--- Objective ---
Leave out the pictures and set down exactly the lines from the start of the listing through the one with "outlet_temp = outlet_early + outlet_main", both included.

----- Supplied material

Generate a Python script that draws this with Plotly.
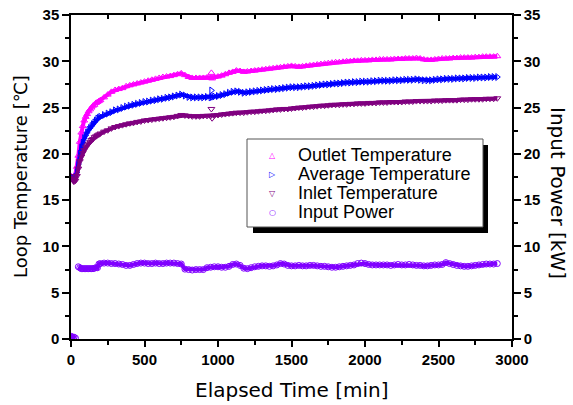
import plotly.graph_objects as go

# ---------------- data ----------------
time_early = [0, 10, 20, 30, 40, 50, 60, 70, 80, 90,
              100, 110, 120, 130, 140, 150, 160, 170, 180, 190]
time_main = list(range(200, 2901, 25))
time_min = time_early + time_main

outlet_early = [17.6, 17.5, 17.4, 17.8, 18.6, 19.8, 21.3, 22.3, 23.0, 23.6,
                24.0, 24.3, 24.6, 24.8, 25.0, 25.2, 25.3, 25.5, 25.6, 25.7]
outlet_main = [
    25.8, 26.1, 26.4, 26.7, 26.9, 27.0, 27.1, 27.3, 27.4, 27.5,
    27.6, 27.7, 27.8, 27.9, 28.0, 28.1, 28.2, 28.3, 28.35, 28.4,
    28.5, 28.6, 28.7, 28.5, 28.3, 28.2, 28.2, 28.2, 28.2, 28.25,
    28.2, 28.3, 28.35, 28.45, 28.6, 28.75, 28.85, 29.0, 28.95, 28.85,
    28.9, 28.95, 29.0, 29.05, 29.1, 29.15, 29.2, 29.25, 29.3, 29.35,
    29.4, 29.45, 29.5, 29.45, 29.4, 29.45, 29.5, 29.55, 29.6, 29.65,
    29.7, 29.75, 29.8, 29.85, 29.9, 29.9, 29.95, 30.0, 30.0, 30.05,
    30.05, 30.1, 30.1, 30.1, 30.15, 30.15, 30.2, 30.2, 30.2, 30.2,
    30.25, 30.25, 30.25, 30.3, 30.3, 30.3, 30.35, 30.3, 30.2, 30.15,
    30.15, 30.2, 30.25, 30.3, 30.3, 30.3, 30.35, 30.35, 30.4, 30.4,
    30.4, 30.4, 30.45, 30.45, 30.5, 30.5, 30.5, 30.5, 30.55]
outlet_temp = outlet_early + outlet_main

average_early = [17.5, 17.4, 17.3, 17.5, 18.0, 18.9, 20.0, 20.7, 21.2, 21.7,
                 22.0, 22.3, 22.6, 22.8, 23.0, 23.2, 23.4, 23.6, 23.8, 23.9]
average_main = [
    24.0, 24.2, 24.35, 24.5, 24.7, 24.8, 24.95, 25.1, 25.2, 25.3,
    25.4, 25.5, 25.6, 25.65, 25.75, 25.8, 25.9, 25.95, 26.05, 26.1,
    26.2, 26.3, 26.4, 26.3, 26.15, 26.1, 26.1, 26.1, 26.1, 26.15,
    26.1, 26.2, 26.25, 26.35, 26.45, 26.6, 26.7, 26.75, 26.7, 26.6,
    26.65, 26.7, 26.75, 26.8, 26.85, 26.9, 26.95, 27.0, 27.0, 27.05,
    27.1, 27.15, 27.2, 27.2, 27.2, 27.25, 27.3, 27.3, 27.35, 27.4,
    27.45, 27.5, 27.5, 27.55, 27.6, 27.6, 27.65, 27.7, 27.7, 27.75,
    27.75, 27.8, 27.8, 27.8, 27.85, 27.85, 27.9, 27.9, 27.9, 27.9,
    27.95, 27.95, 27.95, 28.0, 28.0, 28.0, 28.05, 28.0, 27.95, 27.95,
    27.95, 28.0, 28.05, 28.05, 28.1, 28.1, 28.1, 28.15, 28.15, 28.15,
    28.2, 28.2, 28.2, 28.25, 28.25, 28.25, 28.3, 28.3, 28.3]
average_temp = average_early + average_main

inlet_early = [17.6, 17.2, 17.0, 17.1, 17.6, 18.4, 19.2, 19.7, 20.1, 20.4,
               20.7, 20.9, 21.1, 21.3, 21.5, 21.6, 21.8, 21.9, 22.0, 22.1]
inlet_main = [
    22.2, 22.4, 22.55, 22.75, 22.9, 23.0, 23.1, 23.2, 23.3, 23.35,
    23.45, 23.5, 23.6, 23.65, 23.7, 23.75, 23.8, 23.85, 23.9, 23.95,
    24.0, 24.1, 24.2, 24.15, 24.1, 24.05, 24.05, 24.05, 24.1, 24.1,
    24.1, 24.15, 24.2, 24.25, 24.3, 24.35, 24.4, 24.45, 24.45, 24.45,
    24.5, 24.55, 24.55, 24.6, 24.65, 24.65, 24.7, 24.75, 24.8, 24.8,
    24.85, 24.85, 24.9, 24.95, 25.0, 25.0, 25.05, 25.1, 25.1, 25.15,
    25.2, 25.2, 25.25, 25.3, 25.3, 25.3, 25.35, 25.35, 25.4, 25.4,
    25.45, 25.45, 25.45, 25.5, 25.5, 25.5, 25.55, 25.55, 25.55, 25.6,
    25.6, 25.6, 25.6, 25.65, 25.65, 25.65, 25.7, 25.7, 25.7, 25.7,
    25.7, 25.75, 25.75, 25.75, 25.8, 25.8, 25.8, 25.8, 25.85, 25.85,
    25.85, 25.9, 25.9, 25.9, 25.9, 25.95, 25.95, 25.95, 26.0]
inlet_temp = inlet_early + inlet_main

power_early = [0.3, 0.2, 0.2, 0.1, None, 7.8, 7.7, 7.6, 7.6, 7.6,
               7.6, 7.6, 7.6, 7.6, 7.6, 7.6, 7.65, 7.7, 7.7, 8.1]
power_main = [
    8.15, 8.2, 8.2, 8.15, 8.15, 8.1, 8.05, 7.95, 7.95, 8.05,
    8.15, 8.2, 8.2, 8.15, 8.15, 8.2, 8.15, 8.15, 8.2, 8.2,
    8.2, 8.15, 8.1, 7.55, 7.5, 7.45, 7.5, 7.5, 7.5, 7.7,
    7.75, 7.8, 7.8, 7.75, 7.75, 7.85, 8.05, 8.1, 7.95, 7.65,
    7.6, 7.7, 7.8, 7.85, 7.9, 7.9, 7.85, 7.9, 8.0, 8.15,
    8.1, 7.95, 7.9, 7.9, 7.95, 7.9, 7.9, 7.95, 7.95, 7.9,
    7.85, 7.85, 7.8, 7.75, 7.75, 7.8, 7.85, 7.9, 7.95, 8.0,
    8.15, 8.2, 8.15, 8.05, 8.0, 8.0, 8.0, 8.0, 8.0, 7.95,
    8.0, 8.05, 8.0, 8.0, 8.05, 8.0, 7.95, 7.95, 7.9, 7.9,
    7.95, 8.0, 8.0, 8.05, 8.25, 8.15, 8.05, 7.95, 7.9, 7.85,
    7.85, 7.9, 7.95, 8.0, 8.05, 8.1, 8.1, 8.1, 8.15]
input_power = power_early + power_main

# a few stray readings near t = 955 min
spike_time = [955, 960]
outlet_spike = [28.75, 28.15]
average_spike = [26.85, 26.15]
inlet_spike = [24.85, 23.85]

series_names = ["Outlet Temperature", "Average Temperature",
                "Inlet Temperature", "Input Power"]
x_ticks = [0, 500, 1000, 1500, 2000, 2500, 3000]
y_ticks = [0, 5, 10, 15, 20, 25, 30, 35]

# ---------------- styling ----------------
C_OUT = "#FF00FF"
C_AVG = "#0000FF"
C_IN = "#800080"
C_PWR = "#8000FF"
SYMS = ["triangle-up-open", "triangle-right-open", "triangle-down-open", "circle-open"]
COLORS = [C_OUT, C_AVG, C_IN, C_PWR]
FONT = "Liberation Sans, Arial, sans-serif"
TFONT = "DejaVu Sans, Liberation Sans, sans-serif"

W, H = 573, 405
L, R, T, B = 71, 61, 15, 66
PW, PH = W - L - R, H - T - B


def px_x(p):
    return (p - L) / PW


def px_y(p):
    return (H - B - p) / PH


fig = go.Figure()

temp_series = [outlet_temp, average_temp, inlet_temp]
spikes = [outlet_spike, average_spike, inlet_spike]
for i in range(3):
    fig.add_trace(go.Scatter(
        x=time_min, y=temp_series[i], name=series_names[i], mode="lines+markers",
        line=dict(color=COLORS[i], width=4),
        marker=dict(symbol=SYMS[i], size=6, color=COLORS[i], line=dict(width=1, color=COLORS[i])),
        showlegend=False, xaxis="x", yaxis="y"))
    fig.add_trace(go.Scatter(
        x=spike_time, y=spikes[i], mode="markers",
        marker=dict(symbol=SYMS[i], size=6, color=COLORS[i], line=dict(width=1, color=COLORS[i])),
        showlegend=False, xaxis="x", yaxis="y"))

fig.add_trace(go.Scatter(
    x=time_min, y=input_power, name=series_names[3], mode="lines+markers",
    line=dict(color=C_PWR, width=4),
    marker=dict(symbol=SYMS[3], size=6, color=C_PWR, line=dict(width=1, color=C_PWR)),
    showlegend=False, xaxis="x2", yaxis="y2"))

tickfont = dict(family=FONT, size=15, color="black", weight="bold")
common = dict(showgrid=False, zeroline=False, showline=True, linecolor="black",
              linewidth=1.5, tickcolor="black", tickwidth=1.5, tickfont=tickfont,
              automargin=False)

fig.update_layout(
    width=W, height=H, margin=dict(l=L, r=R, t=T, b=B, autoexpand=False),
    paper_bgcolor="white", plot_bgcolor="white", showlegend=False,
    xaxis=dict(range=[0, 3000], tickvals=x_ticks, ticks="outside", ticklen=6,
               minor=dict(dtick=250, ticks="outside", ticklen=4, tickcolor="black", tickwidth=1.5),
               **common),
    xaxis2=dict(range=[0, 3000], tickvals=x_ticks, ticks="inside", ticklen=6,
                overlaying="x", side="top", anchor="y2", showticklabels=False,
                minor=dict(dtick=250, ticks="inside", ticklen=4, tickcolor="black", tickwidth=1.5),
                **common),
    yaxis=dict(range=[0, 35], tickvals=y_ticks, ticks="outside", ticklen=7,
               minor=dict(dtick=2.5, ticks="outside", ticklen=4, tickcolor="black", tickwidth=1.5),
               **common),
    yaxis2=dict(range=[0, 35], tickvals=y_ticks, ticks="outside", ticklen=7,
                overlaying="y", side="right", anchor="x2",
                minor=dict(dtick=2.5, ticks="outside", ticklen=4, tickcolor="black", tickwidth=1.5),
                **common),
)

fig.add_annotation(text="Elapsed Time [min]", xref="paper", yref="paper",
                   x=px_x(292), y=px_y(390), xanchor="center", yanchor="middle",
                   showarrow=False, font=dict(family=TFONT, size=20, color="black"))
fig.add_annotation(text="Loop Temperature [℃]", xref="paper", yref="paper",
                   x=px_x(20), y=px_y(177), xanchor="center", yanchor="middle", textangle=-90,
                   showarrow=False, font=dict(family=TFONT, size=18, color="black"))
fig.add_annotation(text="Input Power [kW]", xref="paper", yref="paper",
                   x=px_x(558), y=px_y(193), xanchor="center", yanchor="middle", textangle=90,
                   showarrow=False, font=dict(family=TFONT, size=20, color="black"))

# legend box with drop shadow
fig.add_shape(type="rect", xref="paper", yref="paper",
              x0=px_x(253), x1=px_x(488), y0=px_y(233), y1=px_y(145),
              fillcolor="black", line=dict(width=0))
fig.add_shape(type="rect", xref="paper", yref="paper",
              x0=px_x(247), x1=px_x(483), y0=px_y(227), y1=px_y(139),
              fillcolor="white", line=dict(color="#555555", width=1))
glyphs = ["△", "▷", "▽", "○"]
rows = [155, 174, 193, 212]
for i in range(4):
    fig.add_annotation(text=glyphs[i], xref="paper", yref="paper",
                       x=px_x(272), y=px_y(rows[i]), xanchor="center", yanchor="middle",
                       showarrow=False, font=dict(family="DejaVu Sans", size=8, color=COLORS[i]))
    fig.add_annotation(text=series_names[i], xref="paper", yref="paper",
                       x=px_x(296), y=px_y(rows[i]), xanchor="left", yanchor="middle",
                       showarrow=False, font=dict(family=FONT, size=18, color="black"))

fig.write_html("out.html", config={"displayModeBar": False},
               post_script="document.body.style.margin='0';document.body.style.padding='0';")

----------

--- Problem solution ---
Generate a Python script that draws this with Plotly.
import plotly.graph_objects as go

# ---------------- data ----------------
time_early = [0, 10, 20, 30, 40, 50, 60, 70, 80, 90,
              100, 110, 120, 130, 140, 150, 160, 170, 180, 190]
time_main = list(range(200, 2901, 25))
time_min = time_early + time_main

outlet_early = [17.6, 17.5, 17.4, 17.8, 18.6, 19.8, 21.3, 22.3, 23.0, 23.6,
                24.0, 24.3, 24.6, 24.8, 25.0, 25.2, 25.3, 25.5, 25.6, 25.7]
outlet_main = [
    25.8, 26.1, 26.4, 26.7, 26.9, 27.0, 27.1, 27.3, 27.4, 27.5,
    27.6, 27.7, 27.8, 27.9, 28.0, 28.1, 28.2, 28.3, 28.35, 28.4,
    28.5, 28.6, 28.7, 28.5, 28.3, 28.2, 28.2, 28.2, 28.2, 28.25,
    28.2, 28.3, 28.35, 28.45, 28.6, 28.75, 28.85, 29.0, 28.95, 28.85,
    28.9, 28.95, 29.0, 29.05, 29.1, 29.15, 29.2, 29.25, 29.3, 29.35,
    29.4, 29.45, 29.5, 29.45, 29.4, 29.45, 29.5, 29.55, 29.6, 29.65,
    29.7, 29.75, 29.8, 29.85, 29.9, 29.9, 29.95, 30.0, 30.0, 30.05,
    30.05, 30.1, 30.1, 30.1, 30.15, 30.15, 30.2, 30.2, 30.2, 30.2,
    30.25, 30.25, 30.25, 30.3, 30.3, 30.3, 30.35, 30.3, 30.2, 30.15,
    30.15, 30.2, 30.25, 30.3, 30.3, 30.3, 30.35, 30.35, 30.4, 30.4,
    30.4, 30.4, 30.45, 30.45, 30.5, 30.5, 30.5, 30.5, 30.55]
outlet_temp = outlet_early + outlet_main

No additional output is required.